La Chancellerie fédérale a estimé qu'il fallait agir. Sur la base des recommandations de la commission de gestion (CDG) et après une décision du gouvernement fédéral, elle a élaboré une note d’information concernant l'éclaircissement et la sanction de ces indiscrétions. Le gouvernement fédéral n'y était pas particulièrement enthousiaste. Ce n'est que lorsque la CDG a insisté à nouveau, en août 2024, que le gouvernement a chargé la Chancellerie fédérale de mettre en place de nouvelles règles dans un «guide de la Conférence des services d'information (CSIS)».
La CSIS se compose du porte-parole du gouvernement (président) ainsi que des responsables de l'information des départements, de la Chancellerie fédérale et des services du parlement.
Depuis lors, l'accent a été placé sur ce qu'on appelle les «conversations off-the-record» entre l'administration fédérale et les journalistes. Ce type d'échanges est courant à Berne, car ils permettent de traduire le langage souvent sec et parfois difficile des communiqués officiels et d'expliquer un dossier aux journalistes avant qu'il ne soit présenté au public.
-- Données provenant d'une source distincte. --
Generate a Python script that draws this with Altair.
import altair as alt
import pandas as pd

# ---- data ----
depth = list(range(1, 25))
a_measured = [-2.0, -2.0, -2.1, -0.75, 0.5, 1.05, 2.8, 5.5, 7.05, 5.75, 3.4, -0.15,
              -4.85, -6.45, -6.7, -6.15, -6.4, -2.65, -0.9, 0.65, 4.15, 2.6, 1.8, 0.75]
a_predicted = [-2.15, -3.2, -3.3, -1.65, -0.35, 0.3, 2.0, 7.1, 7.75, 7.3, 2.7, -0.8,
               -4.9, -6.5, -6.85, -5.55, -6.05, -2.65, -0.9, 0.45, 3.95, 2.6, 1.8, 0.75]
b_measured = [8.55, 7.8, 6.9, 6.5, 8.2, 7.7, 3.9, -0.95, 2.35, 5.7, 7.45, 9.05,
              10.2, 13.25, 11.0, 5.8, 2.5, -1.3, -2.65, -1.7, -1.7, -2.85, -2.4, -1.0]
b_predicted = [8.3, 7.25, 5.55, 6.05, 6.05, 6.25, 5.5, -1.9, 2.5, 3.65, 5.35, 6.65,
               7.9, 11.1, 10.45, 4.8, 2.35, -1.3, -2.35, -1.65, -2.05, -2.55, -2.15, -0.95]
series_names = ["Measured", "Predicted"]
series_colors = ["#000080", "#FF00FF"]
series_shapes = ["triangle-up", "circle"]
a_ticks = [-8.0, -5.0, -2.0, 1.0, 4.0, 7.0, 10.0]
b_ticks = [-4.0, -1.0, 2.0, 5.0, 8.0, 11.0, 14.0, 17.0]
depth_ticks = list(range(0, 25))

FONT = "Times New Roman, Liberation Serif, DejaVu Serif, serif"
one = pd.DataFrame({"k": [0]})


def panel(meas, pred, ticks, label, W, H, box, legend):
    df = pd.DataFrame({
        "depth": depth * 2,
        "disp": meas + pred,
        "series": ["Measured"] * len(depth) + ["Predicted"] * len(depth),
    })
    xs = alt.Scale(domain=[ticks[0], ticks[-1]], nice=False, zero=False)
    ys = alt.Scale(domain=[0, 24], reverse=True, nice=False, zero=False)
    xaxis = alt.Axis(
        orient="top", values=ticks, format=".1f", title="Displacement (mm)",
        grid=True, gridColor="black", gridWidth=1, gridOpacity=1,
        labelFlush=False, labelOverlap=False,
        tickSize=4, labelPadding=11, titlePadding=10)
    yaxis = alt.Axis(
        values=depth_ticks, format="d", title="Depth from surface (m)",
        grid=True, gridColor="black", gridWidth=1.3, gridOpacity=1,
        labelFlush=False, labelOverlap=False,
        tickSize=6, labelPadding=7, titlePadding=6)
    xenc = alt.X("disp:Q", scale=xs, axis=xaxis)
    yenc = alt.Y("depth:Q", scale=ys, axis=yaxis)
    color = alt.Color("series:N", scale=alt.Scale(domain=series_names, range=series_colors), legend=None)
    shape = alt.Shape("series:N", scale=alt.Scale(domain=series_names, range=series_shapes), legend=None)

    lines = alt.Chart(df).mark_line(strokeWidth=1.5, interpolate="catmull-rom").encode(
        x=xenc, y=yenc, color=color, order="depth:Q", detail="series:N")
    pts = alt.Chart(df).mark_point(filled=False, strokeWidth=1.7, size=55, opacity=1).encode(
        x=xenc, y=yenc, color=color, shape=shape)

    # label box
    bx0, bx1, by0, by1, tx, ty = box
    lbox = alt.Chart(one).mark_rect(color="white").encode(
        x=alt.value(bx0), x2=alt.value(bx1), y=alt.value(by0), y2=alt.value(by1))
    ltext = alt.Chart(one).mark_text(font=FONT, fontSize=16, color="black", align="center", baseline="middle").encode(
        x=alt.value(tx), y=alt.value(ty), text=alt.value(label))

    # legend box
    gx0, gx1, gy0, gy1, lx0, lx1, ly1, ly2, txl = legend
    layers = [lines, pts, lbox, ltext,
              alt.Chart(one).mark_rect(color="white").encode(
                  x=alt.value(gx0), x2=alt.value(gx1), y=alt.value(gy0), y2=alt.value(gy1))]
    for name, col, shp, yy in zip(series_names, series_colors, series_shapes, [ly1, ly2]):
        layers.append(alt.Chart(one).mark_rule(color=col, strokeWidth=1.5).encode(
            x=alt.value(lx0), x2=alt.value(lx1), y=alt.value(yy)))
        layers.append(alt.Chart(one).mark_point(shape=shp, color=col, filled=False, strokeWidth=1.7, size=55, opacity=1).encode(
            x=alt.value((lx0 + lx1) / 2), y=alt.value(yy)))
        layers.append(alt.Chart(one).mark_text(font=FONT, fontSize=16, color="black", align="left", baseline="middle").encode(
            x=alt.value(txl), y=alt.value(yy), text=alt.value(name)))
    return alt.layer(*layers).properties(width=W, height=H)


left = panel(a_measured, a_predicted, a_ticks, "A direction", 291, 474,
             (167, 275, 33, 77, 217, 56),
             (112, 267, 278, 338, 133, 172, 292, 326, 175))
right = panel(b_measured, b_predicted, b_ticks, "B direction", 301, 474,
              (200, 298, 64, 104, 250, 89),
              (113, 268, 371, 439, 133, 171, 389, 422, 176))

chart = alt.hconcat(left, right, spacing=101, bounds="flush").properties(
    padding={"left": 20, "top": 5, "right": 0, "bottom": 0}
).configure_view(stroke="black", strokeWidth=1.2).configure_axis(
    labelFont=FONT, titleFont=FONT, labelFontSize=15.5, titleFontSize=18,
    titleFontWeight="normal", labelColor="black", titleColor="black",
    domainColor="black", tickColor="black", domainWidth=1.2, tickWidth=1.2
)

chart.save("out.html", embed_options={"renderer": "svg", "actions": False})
La Chancellerie fédérale et la CDG suspectent ici une porte d'entrée pour les indiscrétions. Elles ont donc voulu restreindre les communications des experts en communication au sein des départements. Dans une première version des nouvelles directives, datant d'octobre dernier, il était précisé que les points de presse seraient interdits tant qu'aucune décision du gouvernement fédéral ne serait prise sur le sujet. De plus, les informations communiquées devraient «être conformes à la décision du gouvernement fédéral».
L’ironie dans cette histoire, c’est que la Chancellerie fédérale, à cette époque, menait elle-même des points de presse avec les journalistes - indépendamment du fait qu'une décision du gouvernement fédéral ait été prise ou non.
Les directives de la Chancellerie ont rencontré une forte opposition de la part des experts en communication. Ils se sont sentis gravement restreints dans leur marge de manœuvre. Entre-temps, une deuxième version avec de nouvelles règles a été mise en circulation. Aucun des critères originaux concernant les points de presse n'a été conservé dans la version révisée.
Le document n'est pas encore officiel, c'est pourquoi il reste confidentiel. En réponse aux questions, il a été indiqué qu'une publication n’est pas envisagée avant le début de l'année prochaine. Petit spoiler: dans le document lui-même, il est fait mention de fin juin.